# REQUIRED TASK:
Go through the data below and copy it exactly, skipping every picture.

# PROVIDED RECORDS:

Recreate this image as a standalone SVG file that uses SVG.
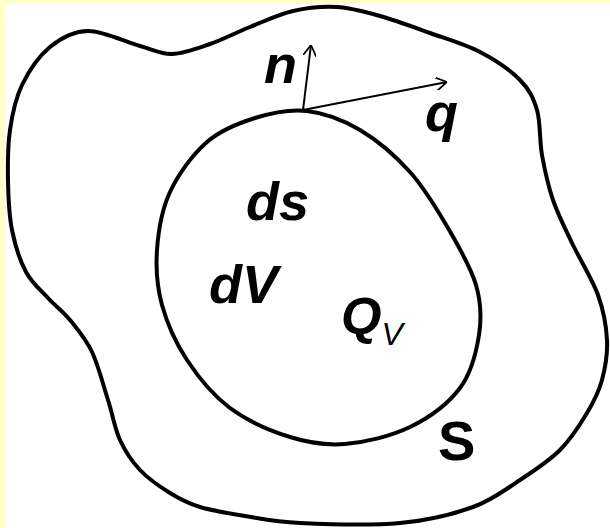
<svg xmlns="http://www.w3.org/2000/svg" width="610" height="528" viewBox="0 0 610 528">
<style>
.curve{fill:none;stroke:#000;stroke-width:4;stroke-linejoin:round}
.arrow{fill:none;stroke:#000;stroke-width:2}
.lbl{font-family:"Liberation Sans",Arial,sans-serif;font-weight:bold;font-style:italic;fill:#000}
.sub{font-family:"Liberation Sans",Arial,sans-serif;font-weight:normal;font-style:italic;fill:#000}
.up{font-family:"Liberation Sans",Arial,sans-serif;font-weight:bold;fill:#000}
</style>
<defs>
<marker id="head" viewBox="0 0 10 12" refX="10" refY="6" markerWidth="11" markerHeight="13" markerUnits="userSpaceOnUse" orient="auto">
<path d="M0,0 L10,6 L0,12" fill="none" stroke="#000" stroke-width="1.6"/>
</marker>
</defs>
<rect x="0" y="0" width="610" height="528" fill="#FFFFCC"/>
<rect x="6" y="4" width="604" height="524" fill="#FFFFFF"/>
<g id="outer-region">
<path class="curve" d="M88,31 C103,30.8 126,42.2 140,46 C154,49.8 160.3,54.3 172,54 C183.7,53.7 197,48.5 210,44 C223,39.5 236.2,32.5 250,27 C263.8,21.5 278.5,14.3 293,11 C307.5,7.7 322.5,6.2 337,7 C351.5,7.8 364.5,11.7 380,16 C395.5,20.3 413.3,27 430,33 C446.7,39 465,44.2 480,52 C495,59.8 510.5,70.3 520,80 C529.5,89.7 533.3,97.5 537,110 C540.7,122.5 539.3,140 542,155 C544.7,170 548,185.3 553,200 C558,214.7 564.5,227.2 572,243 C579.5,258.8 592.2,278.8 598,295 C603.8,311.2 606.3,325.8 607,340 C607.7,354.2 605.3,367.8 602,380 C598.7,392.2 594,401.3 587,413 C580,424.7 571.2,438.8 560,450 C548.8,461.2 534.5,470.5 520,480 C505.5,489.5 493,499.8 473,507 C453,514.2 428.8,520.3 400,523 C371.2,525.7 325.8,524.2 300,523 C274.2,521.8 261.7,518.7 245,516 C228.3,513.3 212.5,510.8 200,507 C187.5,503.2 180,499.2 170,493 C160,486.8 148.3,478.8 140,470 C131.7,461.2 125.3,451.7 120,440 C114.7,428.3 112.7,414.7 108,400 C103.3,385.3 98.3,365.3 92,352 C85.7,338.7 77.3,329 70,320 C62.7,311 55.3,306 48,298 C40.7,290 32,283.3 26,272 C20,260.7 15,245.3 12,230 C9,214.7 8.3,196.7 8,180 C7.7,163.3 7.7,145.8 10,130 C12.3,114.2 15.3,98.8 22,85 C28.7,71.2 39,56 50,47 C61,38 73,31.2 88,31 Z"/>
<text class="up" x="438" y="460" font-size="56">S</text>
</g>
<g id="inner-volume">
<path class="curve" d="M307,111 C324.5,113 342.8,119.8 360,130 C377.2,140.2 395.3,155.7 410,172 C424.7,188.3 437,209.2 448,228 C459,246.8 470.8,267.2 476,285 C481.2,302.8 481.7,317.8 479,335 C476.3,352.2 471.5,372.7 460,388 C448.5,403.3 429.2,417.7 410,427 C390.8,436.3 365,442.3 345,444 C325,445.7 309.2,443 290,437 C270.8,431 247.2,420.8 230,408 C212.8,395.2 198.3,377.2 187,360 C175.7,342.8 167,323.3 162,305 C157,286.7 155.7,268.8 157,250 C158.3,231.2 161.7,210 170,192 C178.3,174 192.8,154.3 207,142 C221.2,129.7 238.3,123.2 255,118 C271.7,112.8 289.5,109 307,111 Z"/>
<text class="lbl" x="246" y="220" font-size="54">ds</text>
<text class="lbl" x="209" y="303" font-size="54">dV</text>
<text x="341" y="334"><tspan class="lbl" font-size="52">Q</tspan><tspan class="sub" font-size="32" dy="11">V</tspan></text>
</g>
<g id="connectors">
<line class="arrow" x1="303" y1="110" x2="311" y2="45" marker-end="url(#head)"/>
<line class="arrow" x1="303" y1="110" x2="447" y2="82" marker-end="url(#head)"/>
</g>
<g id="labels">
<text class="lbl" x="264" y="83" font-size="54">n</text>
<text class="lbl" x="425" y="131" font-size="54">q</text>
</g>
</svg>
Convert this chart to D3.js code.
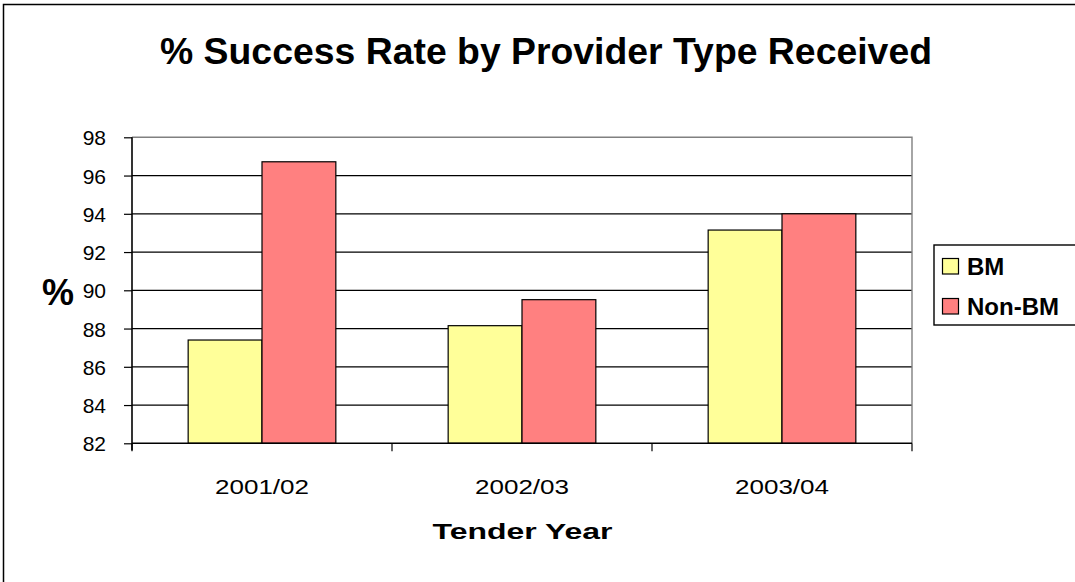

# RESULT FOR THIS EXERCISE:
Recreate this image as a standalone SVG file that uses SVG.
<svg xmlns="http://www.w3.org/2000/svg" width="610" height="528" viewBox="0 0 610 528">
<style>
.curve{fill:none;stroke:#000;stroke-width:4;stroke-linejoin:round}
.arrow{fill:none;stroke:#000;stroke-width:2}
.lbl{font-family:"Liberation Sans",Arial,sans-serif;font-weight:bold;font-style:italic;fill:#000}
.sub{font-family:"Liberation Sans",Arial,sans-serif;font-weight:normal;font-style:italic;fill:#000}
.up{font-family:"Liberation Sans",Arial,sans-serif;font-weight:bold;fill:#000}
</style>
<defs>
<marker id="head" viewBox="0 0 10 12" refX="10" refY="6" markerWidth="11" markerHeight="13" markerUnits="userSpaceOnUse" orient="auto">
<path d="M0,0 L10,6 L0,12" fill="none" stroke="#000" stroke-width="1.6"/>
</marker>
</defs>
<rect x="0" y="0" width="610" height="528" fill="#FFFFCC"/>
<rect x="6" y="4" width="604" height="524" fill="#FFFFFF"/>
<g id="outer-region">
<path class="curve" d="M88,31 C103,30.8 126,42.2 140,46 C154,49.8 160.3,54.3 172,54 C183.7,53.7 197,48.5 210,44 C223,39.5 236.2,32.5 250,27 C263.8,21.5 278.5,14.3 293,11 C307.5,7.7 322.5,6.2 337,7 C351.5,7.8 364.5,11.7 380,16 C395.5,20.3 413.3,27 430,33 C446.7,39 465,44.2 480,52 C495,59.8 510.5,70.3 520,80 C529.5,89.7 533.3,97.5 537,110 C540.7,122.5 539.3,140 542,155 C544.7,170 548,185.3 553,200 C558,214.7 564.5,227.2 572,243 C579.5,258.8 592.2,278.8 598,295 C603.8,311.2 606.3,325.8 607,340 C607.7,354.2 605.3,367.8 602,380 C598.7,392.2 594,401.3 587,413 C580,424.7 571.2,438.8 560,450 C548.8,461.2 534.5,470.5 520,480 C505.5,489.5 493,499.8 473,507 C453,514.2 428.8,520.3 400,523 C371.2,525.7 325.8,524.2 300,523 C274.2,521.8 261.7,518.7 245,516 C228.3,513.3 212.5,510.8 200,507 C187.5,503.2 180,499.2 170,493 C160,486.8 148.3,478.8 140,470 C131.7,461.2 125.3,451.7 120,440 C114.7,428.3 112.7,414.7 108,400 C103.3,385.3 98.3,365.3 92,352 C85.7,338.7 77.3,329 70,320 C62.7,311 55.3,306 48,298 C40.7,290 32,283.3 26,272 C20,260.7 15,245.3 12,230 C9,214.7 8.3,196.7 8,180 C7.7,163.3 7.7,145.8 10,130 C12.3,114.2 15.3,98.8 22,85 C28.7,71.2 39,56 50,47 C61,38 73,31.2 88,31 Z"/>
<text class="up" x="438" y="460" font-size="56">S</text>
</g>
<g id="inner-volume">
<path class="curve" d="M307,111 C324.5,113 342.8,119.8 360,130 C377.2,140.2 395.3,155.7 410,172 C424.7,188.3 437,209.2 448,228 C459,246.8 470.8,267.2 476,285 C481.2,302.8 481.7,317.8 479,335 C476.3,352.2 471.5,372.7 460,388 C448.5,403.3 429.2,417.7 410,427 C390.8,436.3 365,442.3 345,444 C325,445.7 309.2,443 290,437 C270.8,431 247.2,420.8 230,408 C212.8,395.2 198.3,377.2 187,360 C175.7,342.8 167,323.3 162,305 C157,286.7 155.7,268.8 157,250 C158.3,231.2 161.7,210 170,192 C178.3,174 192.8,154.3 207,142 C221.2,129.7 238.3,123.2 255,118 C271.7,112.8 289.5,109 307,111 Z"/>
<text class="lbl" x="246" y="220" font-size="54">ds</text>
<text class="lbl" x="209" y="303" font-size="54">dV</text>
<text x="341" y="334"><tspan class="lbl" font-size="52">Q</tspan><tspan class="sub" font-size="32" dy="11">V</tspan></text>
</g>
<g id="connectors">
<line class="arrow" x1="303" y1="110" x2="311" y2="45" marker-end="url(#head)"/>
<line class="arrow" x1="303" y1="110" x2="447" y2="82" marker-end="url(#head)"/>
</g>
<g id="labels">
<text class="lbl" x="264" y="83" font-size="54">n</text>
<text class="lbl" x="425" y="131" font-size="54">q</text>
</g>
</svg>
Convert this chart to D3.js code.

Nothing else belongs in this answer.